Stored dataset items
==============================
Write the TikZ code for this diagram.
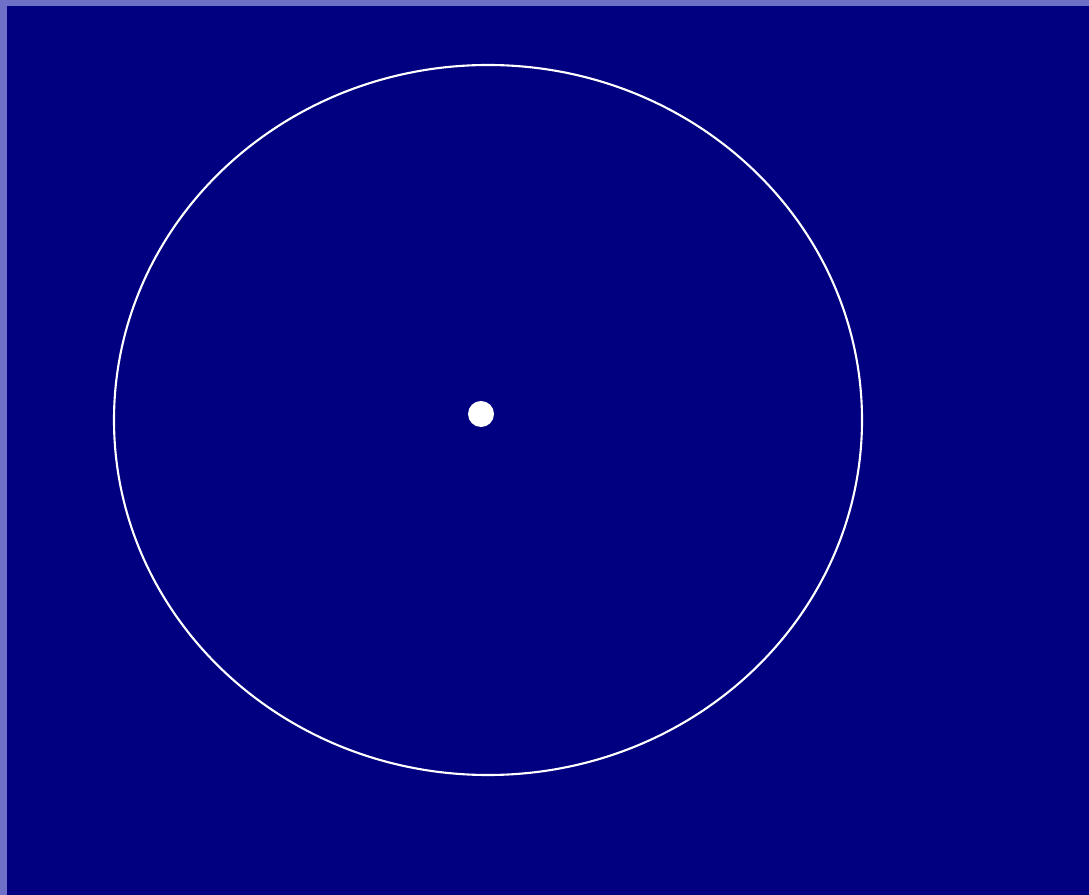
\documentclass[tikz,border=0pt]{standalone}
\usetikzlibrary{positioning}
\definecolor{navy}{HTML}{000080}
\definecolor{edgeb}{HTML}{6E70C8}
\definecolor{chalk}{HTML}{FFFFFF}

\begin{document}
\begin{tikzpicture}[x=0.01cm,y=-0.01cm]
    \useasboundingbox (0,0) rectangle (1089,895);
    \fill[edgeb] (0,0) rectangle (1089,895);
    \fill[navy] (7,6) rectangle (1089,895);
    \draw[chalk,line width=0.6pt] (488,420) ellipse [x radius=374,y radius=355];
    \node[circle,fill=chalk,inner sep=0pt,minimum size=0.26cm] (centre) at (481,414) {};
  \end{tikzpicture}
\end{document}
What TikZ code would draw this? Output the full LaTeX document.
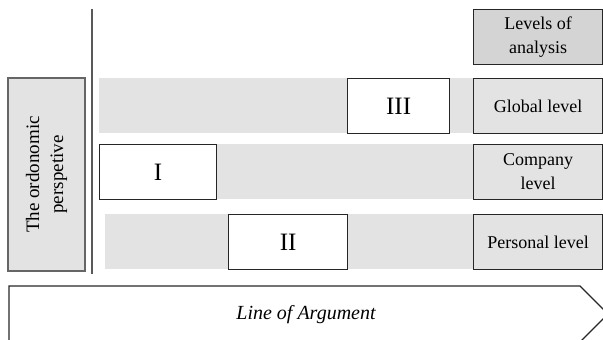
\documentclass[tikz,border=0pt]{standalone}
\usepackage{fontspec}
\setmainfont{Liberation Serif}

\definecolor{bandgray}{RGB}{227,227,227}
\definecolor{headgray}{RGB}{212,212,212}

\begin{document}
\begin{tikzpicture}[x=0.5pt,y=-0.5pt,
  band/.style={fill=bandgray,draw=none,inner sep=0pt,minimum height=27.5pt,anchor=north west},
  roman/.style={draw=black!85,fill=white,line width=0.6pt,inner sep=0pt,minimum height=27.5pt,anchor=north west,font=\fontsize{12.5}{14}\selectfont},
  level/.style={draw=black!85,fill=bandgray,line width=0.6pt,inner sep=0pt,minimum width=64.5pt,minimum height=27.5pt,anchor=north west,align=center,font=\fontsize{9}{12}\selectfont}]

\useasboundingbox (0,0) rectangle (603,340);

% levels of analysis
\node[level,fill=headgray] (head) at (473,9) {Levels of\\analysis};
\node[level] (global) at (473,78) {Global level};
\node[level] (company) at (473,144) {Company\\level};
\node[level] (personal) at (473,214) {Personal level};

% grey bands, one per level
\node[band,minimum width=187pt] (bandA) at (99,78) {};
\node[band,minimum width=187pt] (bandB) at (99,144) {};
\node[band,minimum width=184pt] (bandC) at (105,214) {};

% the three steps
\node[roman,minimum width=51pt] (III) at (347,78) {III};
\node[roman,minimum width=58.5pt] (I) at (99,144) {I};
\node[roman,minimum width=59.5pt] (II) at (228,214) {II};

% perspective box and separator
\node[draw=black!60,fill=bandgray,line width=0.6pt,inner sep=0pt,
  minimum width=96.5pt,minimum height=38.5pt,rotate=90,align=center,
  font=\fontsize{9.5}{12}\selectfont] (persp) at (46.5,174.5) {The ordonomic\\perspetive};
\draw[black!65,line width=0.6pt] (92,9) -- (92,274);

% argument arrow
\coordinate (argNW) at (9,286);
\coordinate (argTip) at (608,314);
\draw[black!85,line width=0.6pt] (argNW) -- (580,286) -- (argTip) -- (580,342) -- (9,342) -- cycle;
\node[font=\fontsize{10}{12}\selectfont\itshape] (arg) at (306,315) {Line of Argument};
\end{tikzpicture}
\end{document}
==============================
Extract all the data above exactly, excluding every picture.

Write the TikZ code for this diagram.
\documentclass[tikz,border=0pt]{standalone}
\usetikzlibrary{positioning}
\definecolor{navy}{HTML}{000080}
\definecolor{edgeb}{HTML}{6E70C8}
\definecolor{chalk}{HTML}{FFFFFF}

\begin{document}
\begin{tikzpicture}[x=0.01cm,y=-0.01cm]
    \useasboundingbox (0,0) rectangle (1089,895);
    \fill[edgeb] (0,0) rectangle (1089,895);
    \fill[navy] (7,6) rectangle (1089,895);
    \draw[chalk,line width=0.6pt] (488,420) ellipse [x radius=374,y radius=355];
    \node[circle,fill=chalk,inner sep=0pt,minimum size=0.26cm] (centre) at (481,414) {};
  \end{tikzpicture}
\end{document}
What TikZ code would draw this? Output the full LaTeX document.
\documentclass[tikz,border=0pt]{standalone}
\usepackage{fontspec}
\setmainfont{Liberation Serif}

\definecolor{bandgray}{RGB}{227,227,227}
\definecolor{headgray}{RGB}{212,212,212}

\begin{document}
\begin{tikzpicture}[x=0.5pt,y=-0.5pt,
  band/.style={fill=bandgray,draw=none,inner sep=0pt,minimum height=27.5pt,anchor=north west},
  roman/.style={draw=black!85,fill=white,line width=0.6pt,inner sep=0pt,minimum height=27.5pt,anchor=north west,font=\fontsize{12.5}{14}\selectfont},
  level/.style={draw=black!85,fill=bandgray,line width=0.6pt,inner sep=0pt,minimum width=64.5pt,minimum height=27.5pt,anchor=north west,align=center,font=\fontsize{9}{12}\selectfont}]

\useasboundingbox (0,0) rectangle (603,340);

% levels of analysis
\node[level,fill=headgray] (head) at (473,9) {Levels of\\analysis};
\node[level] (global) at (473,78) {Global level};
\node[level] (company) at (473,144) {Company\\level};
\node[level] (personal) at (473,214) {Personal level};

% grey bands, one per level
\node[band,minimum width=187pt] (bandA) at (99,78) {};
\node[band,minimum width=187pt] (bandB) at (99,144) {};
\node[band,minimum width=184pt] (bandC) at (105,214) {};

% the three steps
\node[roman,minimum width=51pt] (III) at (347,78) {III};
\node[roman,minimum width=58.5pt] (I) at (99,144) {I};
\node[roman,minimum width=59.5pt] (II) at (228,214) {II};

% perspective box and separator
\node[draw=black!60,fill=bandgray,line width=0.6pt,inner sep=0pt,
  minimum width=96.5pt,minimum height=38.5pt,rotate=90,align=center,
  font=\fontsize{9.5}{12}\selectfont] (persp) at (46.5,174.5) {The ordonomic\\perspetive};
\draw[black!65,line width=0.6pt] (92,9) -- (92,274);

% argument arrow
\coordinate (argNW) at (9,286);
\coordinate (argTip) at (608,314);
\draw[black!85,line width=0.6pt] (argNW) -- (580,286) -- (argTip) -- (580,342) -- (9,342) -- cycle;
\node[font=\fontsize{10}{12}\selectfont\itshape] (arg) at (306,315) {Line of Argument};
\end{tikzpicture}
\end{document}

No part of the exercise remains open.